Stored items:
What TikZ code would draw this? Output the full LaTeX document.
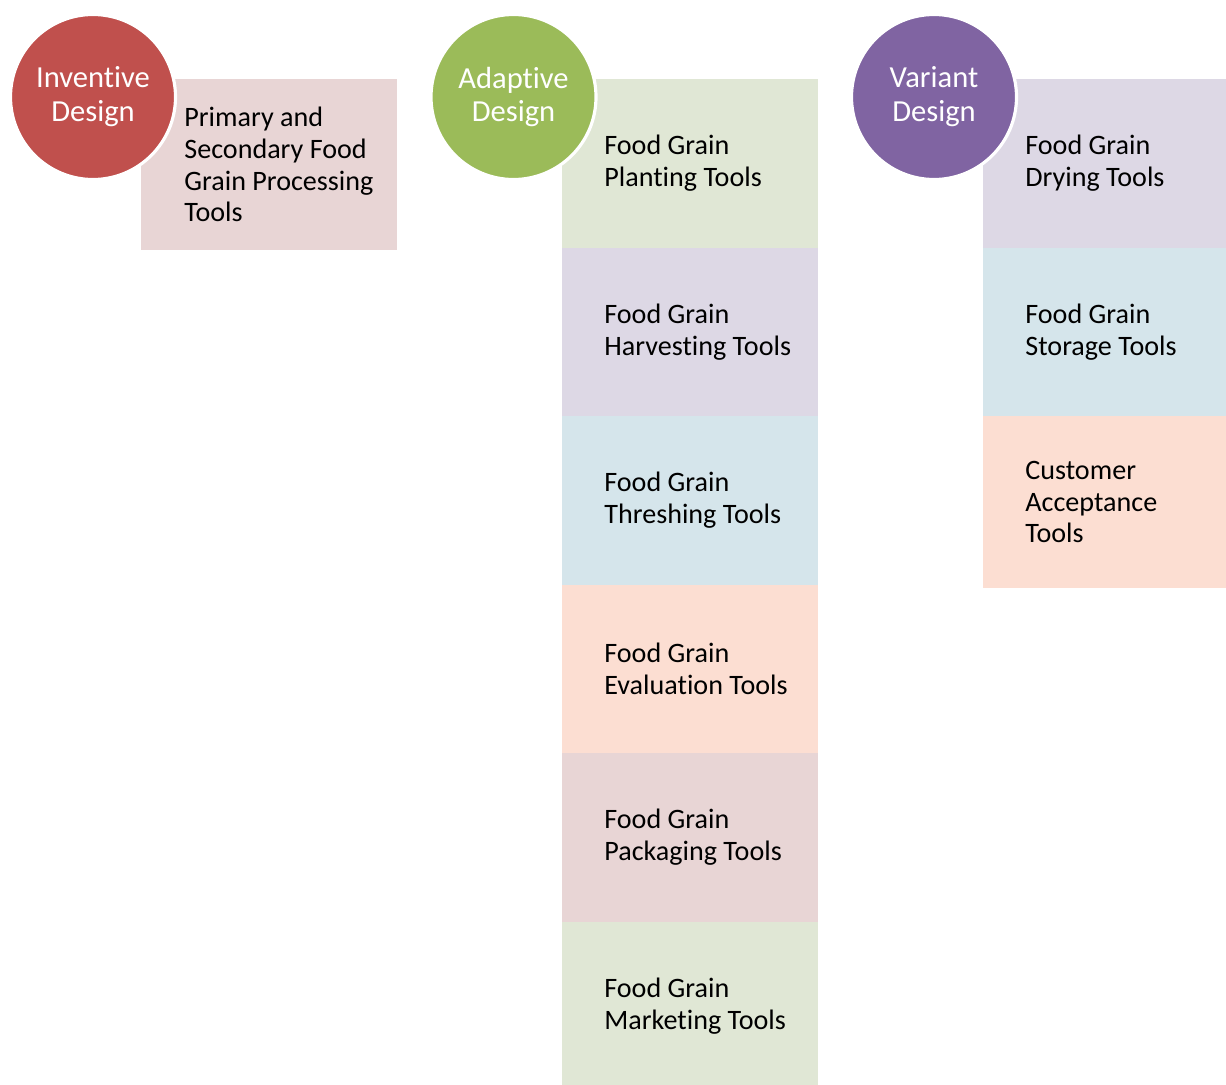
\documentclass[tikz,border=0pt]{standalone}
\usepackage{fontspec}
\setmainfont[Ligatures=NoCommon]{Carlito}
\usepackage{tikz}
\usetikzlibrary{positioning}
\definecolor{inventRed}{HTML}{C0504D}
\definecolor{adaptGreen}{HTML}{9BBB59}
\definecolor{variantPurple}{HTML}{8064A2}
\definecolor{tintRed}{RGB}{232,213,213}
\definecolor{tintGreen}{RGB}{224,231,213}
\definecolor{tintPurple}{RGB}{221,216,229}
\definecolor{tintAqua}{RGB}{213,229,235}
\definecolor{tintOrange}{RGB}{252,222,210}
\tikzset{
  box/.style={rectangle, minimum width=5.12cm, minimum height=3.37cm, inner sep=0pt, outer sep=0pt},
  item/.style={inner sep=0pt, align=left, text=black, font=\fontsize{16}{18.1}\selectfont},
  design/.style={circle, minimum size=3.3cm, inner sep=0pt, draw=white, line width=1.8pt, text=white, align=center, font=\fontsize{17.4}{19.3}\selectfont}
}

\begin{document}
\begin{tikzpicture}[x=1cm,y=1cm]
        \useasboundingbox (0,0) rectangle (24.52,-21.68);
        \clip (0,0) rectangle (24.52,-21.68);
        % inventive
        \node[box, fill=tintRed, minimum height=3.42cm, anchor=north west] (proc) at (2.82,-1.58) {};
        \node[item, right=0.86cm of proc.west] (procT) {Primary and\\Secondary Food\\Grain Processing\\Tools};
        \node[design, fill=inventRed] (invent) at (1.86,-1.94) {Inventive\\Design};
        % adaptive
        \node[box, fill=tintGreen, anchor=north west] (plant) at (11.24,-1.58) {};
        \node[box, fill=tintPurple, below=0pt of plant] (harv) {};
        \node[box, fill=tintAqua, below=0pt of harv] (thresh) {};
        \node[box, fill=tintOrange, below=0pt of thresh] (eval) {};
        \node[box, fill=tintRed, below=0pt of eval] (pack) {};
        \node[box, fill=tintGreen, below=0pt of pack] (market) {};
        \node[item, right=0.84cm of plant.west] (plantT) {Food Grain\\Planting Tools};
        \node[item, right=0.84cm of harv.west] (harvT) {Food Grain\\Harvesting Tools};
        \node[item, right=0.84cm of thresh.west] (threshT) {Food Grain\\Threshing Tools};
        \node[item, right=0.84cm of eval.west] (evalT) {Food Grain\\Evaluation Tools};
        \node[item, right=0.84cm of pack.west] (packT) {Food Grain\\Packaging Tools};
        \node[item, right=0.84cm of market.west] (marketT) {Food Grain\\Marketing Tools};
        \node[design, fill=adaptGreen] (adapt) at (10.27,-1.94) {Adaptive\\Design};
        % variant
        \node[box, fill=tintPurple, anchor=north west] (dry) at (19.66,-1.58) {};
        \node[box, fill=tintAqua, below=0pt of dry] (store) {};
        \node[box, fill=tintOrange, minimum height=3.44cm, below=0pt of store] (accept) {};
        \node[item, right=0.84cm of dry.west] (dryT) {Food Grain\\Drying Tools};
        \node[item, right=0.84cm of store.west] (storeT) {Food Grain\\Storage Tools};
        \node[item, right=0.84cm of accept.west] (acceptT) {Customer\\Acceptance\\Tools};
        \node[design, fill=variantPurple] (variant) at (18.68,-1.94) {Variant\\Design};
\end{tikzpicture}
\end{document}
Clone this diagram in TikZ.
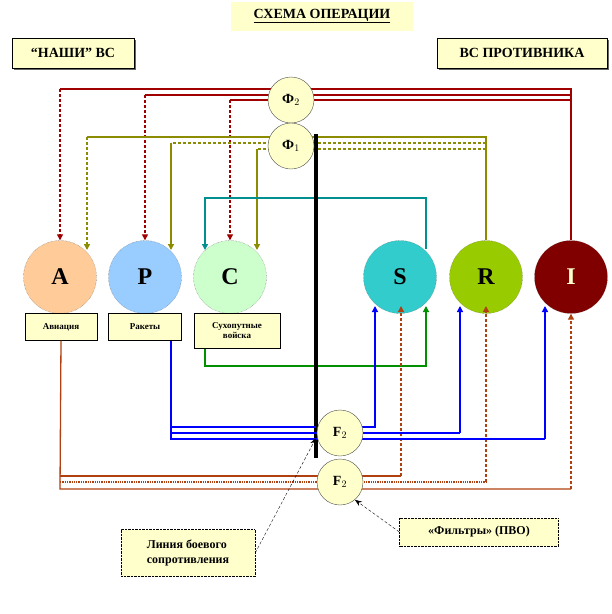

TASK TO COMPLETE. Restate the whole listing above exactly, please, omitting every image.

RESPONSE TO THE TASK.
What TikZ code would draw this? Output the full LaTeX document.
\documentclass[tikz,border=0pt]{standalone}
\usepackage{fontspec}
\setmainfont[Ligatures=NoCommon]{Carlito}
\usepackage{tikz}
\usetikzlibrary{positioning}
\definecolor{inventRed}{HTML}{C0504D}
\definecolor{adaptGreen}{HTML}{9BBB59}
\definecolor{variantPurple}{HTML}{8064A2}
\definecolor{tintRed}{RGB}{232,213,213}
\definecolor{tintGreen}{RGB}{224,231,213}
\definecolor{tintPurple}{RGB}{221,216,229}
\definecolor{tintAqua}{RGB}{213,229,235}
\definecolor{tintOrange}{RGB}{252,222,210}
\tikzset{
  box/.style={rectangle, minimum width=5.12cm, minimum height=3.37cm, inner sep=0pt, outer sep=0pt},
  item/.style={inner sep=0pt, align=left, text=black, font=\fontsize{16}{18.1}\selectfont},
  design/.style={circle, minimum size=3.3cm, inner sep=0pt, draw=white, line width=1.8pt, text=white, align=center, font=\fontsize{17.4}{19.3}\selectfont}
}

\begin{document}
\begin{tikzpicture}[x=1cm,y=1cm]
        \useasboundingbox (0,0) rectangle (24.52,-21.68);
        \clip (0,0) rectangle (24.52,-21.68);
        % inventive
        \node[box, fill=tintRed, minimum height=3.42cm, anchor=north west] (proc) at (2.82,-1.58) {};
        \node[item, right=0.86cm of proc.west] (procT) {Primary and\\Secondary Food\\Grain Processing\\Tools};
        \node[design, fill=inventRed] (invent) at (1.86,-1.94) {Inventive\\Design};
        % adaptive
        \node[box, fill=tintGreen, anchor=north west] (plant) at (11.24,-1.58) {};
        \node[box, fill=tintPurple, below=0pt of plant] (harv) {};
        \node[box, fill=tintAqua, below=0pt of harv] (thresh) {};
        \node[box, fill=tintOrange, below=0pt of thresh] (eval) {};
        \node[box, fill=tintRed, below=0pt of eval] (pack) {};
        \node[box, fill=tintGreen, below=0pt of pack] (market) {};
        \node[item, right=0.84cm of plant.west] (plantT) {Food Grain\\Planting Tools};
        \node[item, right=0.84cm of harv.west] (harvT) {Food Grain\\Harvesting Tools};
        \node[item, right=0.84cm of thresh.west] (threshT) {Food Grain\\Threshing Tools};
        \node[item, right=0.84cm of eval.west] (evalT) {Food Grain\\Evaluation Tools};
        \node[item, right=0.84cm of pack.west] (packT) {Food Grain\\Packaging Tools};
        \node[item, right=0.84cm of market.west] (marketT) {Food Grain\\Marketing Tools};
        \node[design, fill=adaptGreen] (adapt) at (10.27,-1.94) {Adaptive\\Design};
        % variant
        \node[box, fill=tintPurple, anchor=north west] (dry) at (19.66,-1.58) {};
        \node[box, fill=tintAqua, below=0pt of dry] (store) {};
        \node[box, fill=tintOrange, minimum height=3.44cm, below=0pt of store] (accept) {};
        \node[item, right=0.84cm of dry.west] (dryT) {Food Grain\\Drying Tools};
        \node[item, right=0.84cm of store.west] (storeT) {Food Grain\\Storage Tools};
        \node[item, right=0.84cm of accept.west] (acceptT) {Customer\\Acceptance\\Tools};
        \node[design, fill=variantPurple] (variant) at (18.68,-1.94) {Variant\\Design};
\end{tikzpicture}
\end{document}
Clone this diagram in TikZ.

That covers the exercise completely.